— Work required —
Quote precisely the run of lines opening with the line containing "Output the Python" and closing with the line containing "colors = ['#156082', '#E97132', '#196B24', '#0F9ED5']", and nothing else.

— Records for this task —
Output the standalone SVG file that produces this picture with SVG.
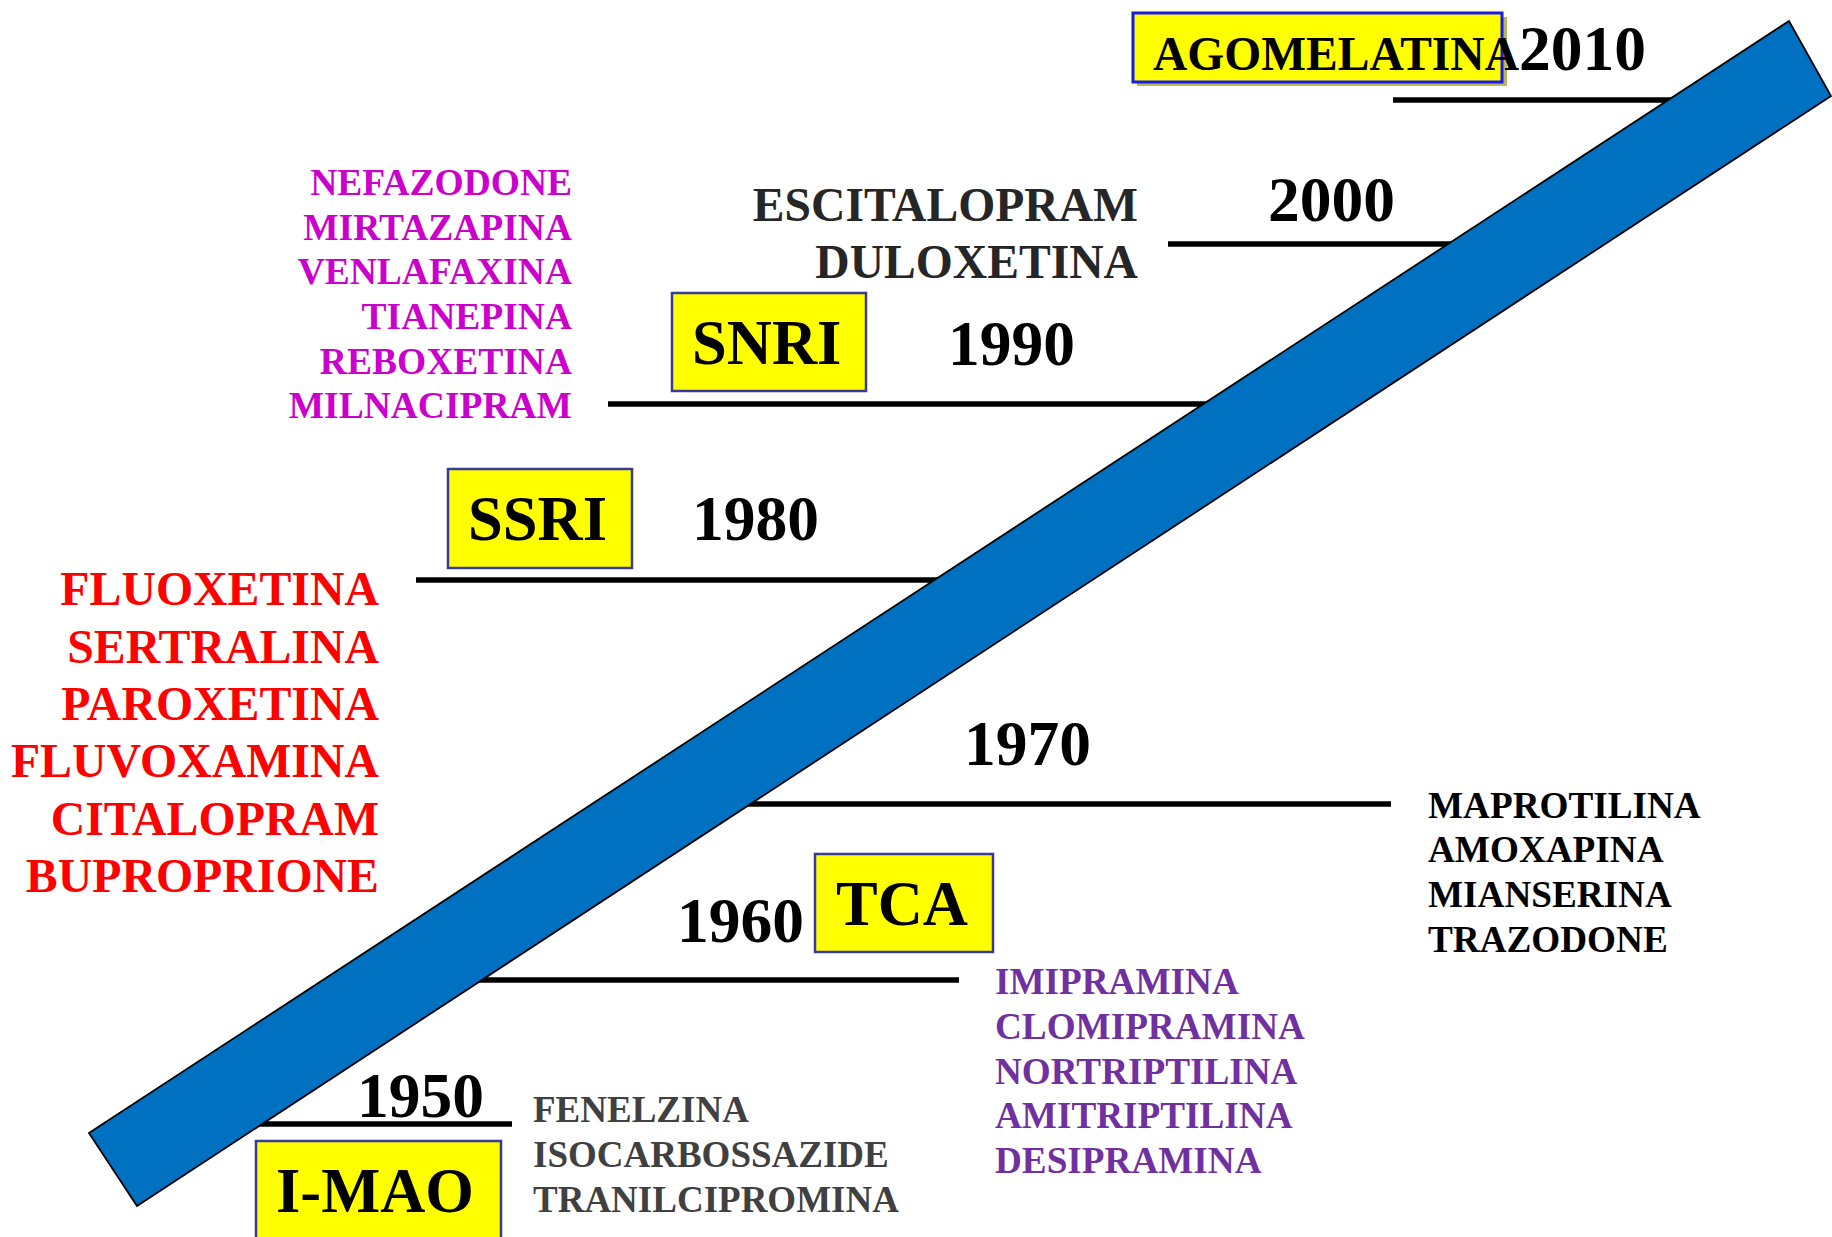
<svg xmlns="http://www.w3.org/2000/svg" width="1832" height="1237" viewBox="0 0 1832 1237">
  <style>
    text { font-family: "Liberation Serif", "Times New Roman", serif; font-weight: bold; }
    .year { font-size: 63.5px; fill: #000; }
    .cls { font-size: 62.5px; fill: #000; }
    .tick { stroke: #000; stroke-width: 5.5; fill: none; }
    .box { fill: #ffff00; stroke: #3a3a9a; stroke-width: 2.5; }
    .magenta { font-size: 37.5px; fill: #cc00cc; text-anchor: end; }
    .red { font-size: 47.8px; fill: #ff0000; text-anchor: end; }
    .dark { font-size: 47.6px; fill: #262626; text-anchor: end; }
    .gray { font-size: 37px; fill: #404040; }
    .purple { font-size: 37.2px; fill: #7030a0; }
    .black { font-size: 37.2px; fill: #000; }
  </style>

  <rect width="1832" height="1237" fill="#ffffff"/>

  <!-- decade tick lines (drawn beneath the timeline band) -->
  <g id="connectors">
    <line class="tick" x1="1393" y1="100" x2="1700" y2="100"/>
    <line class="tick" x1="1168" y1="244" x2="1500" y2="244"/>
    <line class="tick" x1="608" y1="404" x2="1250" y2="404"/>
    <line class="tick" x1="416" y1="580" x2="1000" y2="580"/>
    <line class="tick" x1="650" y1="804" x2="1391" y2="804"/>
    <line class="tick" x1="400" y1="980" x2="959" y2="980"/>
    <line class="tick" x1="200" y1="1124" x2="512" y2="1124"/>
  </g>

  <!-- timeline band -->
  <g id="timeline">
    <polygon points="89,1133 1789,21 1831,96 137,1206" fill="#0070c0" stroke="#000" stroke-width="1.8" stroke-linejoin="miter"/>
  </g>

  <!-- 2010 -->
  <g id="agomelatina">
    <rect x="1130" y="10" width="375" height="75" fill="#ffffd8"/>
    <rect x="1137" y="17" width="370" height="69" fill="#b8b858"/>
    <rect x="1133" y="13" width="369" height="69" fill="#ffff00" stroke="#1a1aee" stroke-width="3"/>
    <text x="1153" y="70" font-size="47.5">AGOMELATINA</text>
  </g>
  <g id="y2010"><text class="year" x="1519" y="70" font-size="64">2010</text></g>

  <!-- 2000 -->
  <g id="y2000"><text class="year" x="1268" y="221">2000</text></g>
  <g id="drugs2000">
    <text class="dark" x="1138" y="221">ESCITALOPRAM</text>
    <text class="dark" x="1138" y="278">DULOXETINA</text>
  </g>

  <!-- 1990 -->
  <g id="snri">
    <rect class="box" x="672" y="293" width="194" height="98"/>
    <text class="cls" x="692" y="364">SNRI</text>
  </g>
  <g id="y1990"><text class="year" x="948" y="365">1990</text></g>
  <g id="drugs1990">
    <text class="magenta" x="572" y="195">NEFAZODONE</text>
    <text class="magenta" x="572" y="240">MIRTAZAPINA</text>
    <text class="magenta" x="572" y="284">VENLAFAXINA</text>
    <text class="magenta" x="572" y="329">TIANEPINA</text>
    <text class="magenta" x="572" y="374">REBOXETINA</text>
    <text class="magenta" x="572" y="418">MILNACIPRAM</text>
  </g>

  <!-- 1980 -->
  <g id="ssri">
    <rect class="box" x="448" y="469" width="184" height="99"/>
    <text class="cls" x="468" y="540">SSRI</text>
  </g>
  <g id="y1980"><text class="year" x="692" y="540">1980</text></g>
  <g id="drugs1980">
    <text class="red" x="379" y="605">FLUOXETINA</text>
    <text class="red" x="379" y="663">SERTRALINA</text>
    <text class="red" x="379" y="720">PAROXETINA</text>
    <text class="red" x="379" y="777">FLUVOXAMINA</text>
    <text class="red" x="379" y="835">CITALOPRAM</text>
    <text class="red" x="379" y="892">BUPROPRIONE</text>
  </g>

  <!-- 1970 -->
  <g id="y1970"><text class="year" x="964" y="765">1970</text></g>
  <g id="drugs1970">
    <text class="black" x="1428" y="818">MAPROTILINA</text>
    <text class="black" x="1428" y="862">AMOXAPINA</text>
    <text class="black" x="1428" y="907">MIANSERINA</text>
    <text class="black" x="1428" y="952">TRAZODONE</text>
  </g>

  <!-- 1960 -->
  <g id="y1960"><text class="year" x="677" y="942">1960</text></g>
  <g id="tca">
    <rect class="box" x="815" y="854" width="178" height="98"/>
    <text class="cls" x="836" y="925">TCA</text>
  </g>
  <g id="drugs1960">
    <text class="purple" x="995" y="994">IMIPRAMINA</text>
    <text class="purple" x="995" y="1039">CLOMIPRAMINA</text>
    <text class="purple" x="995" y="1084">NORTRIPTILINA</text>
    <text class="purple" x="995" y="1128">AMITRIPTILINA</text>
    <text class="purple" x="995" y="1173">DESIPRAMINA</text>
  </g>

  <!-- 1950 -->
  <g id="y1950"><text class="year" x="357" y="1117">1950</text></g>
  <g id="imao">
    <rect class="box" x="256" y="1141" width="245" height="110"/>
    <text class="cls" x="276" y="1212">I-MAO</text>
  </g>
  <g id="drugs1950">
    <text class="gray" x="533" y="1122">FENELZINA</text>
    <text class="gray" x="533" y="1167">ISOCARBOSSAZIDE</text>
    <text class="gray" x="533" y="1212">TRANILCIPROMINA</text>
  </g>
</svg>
--
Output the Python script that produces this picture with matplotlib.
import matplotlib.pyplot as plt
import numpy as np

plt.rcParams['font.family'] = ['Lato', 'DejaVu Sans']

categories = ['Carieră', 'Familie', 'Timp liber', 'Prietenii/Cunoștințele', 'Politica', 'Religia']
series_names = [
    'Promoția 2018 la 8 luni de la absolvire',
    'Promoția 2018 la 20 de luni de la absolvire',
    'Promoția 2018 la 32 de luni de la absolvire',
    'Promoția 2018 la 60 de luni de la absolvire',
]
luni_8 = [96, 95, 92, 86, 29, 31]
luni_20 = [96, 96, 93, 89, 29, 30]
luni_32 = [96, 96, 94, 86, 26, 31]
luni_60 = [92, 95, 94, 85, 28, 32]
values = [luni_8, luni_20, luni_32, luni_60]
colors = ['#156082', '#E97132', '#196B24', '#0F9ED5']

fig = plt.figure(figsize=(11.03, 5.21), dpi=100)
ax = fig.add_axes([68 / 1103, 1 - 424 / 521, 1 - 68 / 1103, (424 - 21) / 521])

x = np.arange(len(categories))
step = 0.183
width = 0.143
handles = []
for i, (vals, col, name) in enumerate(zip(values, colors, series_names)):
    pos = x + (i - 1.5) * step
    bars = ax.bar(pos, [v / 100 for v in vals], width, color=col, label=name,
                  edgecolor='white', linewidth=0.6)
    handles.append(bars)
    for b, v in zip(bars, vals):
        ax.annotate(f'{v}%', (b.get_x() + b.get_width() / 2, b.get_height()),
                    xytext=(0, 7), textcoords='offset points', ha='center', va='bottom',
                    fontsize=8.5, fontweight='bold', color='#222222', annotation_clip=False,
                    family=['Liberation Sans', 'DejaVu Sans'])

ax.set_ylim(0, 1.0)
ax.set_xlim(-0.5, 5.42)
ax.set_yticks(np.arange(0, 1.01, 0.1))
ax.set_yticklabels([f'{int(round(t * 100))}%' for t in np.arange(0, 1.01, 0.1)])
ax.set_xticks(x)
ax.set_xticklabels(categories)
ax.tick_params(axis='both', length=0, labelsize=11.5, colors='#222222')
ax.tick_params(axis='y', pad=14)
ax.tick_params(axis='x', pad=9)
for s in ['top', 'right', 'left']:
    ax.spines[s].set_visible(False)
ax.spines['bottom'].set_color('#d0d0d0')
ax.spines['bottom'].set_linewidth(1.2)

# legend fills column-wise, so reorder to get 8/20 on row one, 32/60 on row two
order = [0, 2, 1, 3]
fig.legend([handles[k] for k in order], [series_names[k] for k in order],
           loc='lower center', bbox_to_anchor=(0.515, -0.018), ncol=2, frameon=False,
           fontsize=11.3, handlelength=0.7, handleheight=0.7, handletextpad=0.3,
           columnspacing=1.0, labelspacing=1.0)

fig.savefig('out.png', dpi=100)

— Response —
Output the Python script that produces this picture with matplotlib.
import matplotlib.pyplot as plt
import numpy as np

plt.rcParams['font.family'] = ['Lato', 'DejaVu Sans']

categories = ['Carieră', 'Familie', 'Timp liber', 'Prietenii/Cunoștințele', 'Politica', 'Religia']
series_names = [
    'Promoția 2018 la 8 luni de la absolvire',
    'Promoția 2018 la 20 de luni de la absolvire',
    'Promoția 2018 la 32 de luni de la absolvire',
    'Promoția 2018 la 60 de luni de la absolvire',
]
luni_8 = [96, 95, 92, 86, 29, 31]
luni_20 = [96, 96, 93, 89, 29, 30]
luni_32 = [96, 96, 94, 86, 26, 31]
luni_60 = [92, 95, 94, 85, 28, 32]
values = [luni_8, luni_20, luni_32, luni_60]
colors = ['#156082', '#E97132', '#196B24', '#0F9ED5']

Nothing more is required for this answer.